■ SUPPLIED MATERIAL ■
• • • •

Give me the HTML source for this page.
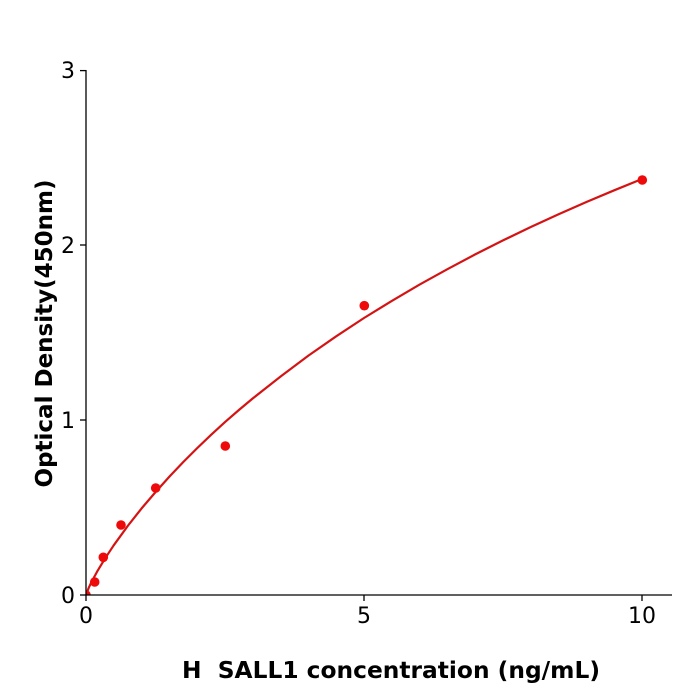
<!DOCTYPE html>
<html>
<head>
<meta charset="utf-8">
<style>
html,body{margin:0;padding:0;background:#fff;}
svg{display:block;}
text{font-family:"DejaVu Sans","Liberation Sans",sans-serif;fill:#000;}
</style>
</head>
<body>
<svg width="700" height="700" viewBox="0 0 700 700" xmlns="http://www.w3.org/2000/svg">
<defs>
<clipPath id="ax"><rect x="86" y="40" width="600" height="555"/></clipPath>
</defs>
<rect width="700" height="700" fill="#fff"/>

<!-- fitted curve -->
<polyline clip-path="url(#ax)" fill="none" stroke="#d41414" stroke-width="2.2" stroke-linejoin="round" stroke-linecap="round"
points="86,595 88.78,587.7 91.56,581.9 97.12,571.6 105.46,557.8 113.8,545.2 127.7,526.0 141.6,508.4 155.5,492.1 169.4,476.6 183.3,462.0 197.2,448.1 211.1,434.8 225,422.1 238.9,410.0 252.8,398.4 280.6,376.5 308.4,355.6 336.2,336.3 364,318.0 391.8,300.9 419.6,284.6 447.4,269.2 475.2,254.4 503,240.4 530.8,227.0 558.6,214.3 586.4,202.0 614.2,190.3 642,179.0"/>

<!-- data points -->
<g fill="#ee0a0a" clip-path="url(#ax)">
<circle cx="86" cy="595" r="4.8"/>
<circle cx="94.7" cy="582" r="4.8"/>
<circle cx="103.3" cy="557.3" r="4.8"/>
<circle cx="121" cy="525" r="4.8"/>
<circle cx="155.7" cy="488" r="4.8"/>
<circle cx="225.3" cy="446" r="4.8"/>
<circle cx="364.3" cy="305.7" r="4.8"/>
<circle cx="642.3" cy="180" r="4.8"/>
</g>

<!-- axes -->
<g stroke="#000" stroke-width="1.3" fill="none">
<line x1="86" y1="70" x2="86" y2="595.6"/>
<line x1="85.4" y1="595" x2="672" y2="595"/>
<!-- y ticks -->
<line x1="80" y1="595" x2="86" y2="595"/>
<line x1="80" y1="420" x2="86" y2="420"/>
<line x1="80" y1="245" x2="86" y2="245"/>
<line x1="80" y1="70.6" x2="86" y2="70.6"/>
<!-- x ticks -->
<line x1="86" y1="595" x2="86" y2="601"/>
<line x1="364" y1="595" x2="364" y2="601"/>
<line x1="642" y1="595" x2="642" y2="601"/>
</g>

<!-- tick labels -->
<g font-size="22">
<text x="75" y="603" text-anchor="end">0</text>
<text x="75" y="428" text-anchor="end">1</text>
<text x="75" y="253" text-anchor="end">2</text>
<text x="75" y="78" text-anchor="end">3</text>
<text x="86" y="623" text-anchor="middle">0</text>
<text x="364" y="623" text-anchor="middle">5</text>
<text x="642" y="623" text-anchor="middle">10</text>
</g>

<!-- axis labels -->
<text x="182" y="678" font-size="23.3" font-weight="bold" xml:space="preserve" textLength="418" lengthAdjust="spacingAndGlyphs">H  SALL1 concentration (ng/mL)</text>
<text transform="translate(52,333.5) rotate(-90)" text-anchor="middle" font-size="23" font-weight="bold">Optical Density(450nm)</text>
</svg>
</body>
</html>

• • • •

■ STATED PROBLEM ■
Reproduce the material above exactly, first line through the line that contains "88.78,587.7 91.56,581.9 97.12,571.6", minus the pictures.

■ RESULT ■
Give me the HTML source for this page.
<!DOCTYPE html>
<html>
<head>
<meta charset="utf-8">
<style>
html,body{margin:0;padding:0;background:#fff;}
svg{display:block;}
text{font-family:"DejaVu Sans","Liberation Sans",sans-serif;fill:#000;}
</style>
</head>
<body>
<svg width="700" height="700" viewBox="0 0 700 700" xmlns="http://www.w3.org/2000/svg">
<defs>
<clipPath id="ax"><rect x="86" y="40" width="600" height="555"/></clipPath>
</defs>
<rect width="700" height="700" fill="#fff"/>

<!-- fitted curve -->
<polyline clip-path="url(#ax)" fill="none" stroke="#d41414" stroke-width="2.2" stroke-linejoin="round" stroke-linecap="round"
points="86,595 88.78,587.7 91.56,581.9 97.12,571.6 105.46,557.8 113.8,545.2 127.7,526.0 141.6,508.4 155.5,492.1 169.4,476.6 183.3,462.0 197.2,448.1 211.1,434.8 225,422.1 238.9,410.0 252.8,398.4 280.6,376.5 308.4,355.6 336.2,336.3 364,318.0 391.8,300.9 419.6,284.6 447.4,269.2 475.2,254.4 503,240.4 530.8,227.0 558.6,214.3 586.4,202.0 614.2,190.3 642,179.0"/>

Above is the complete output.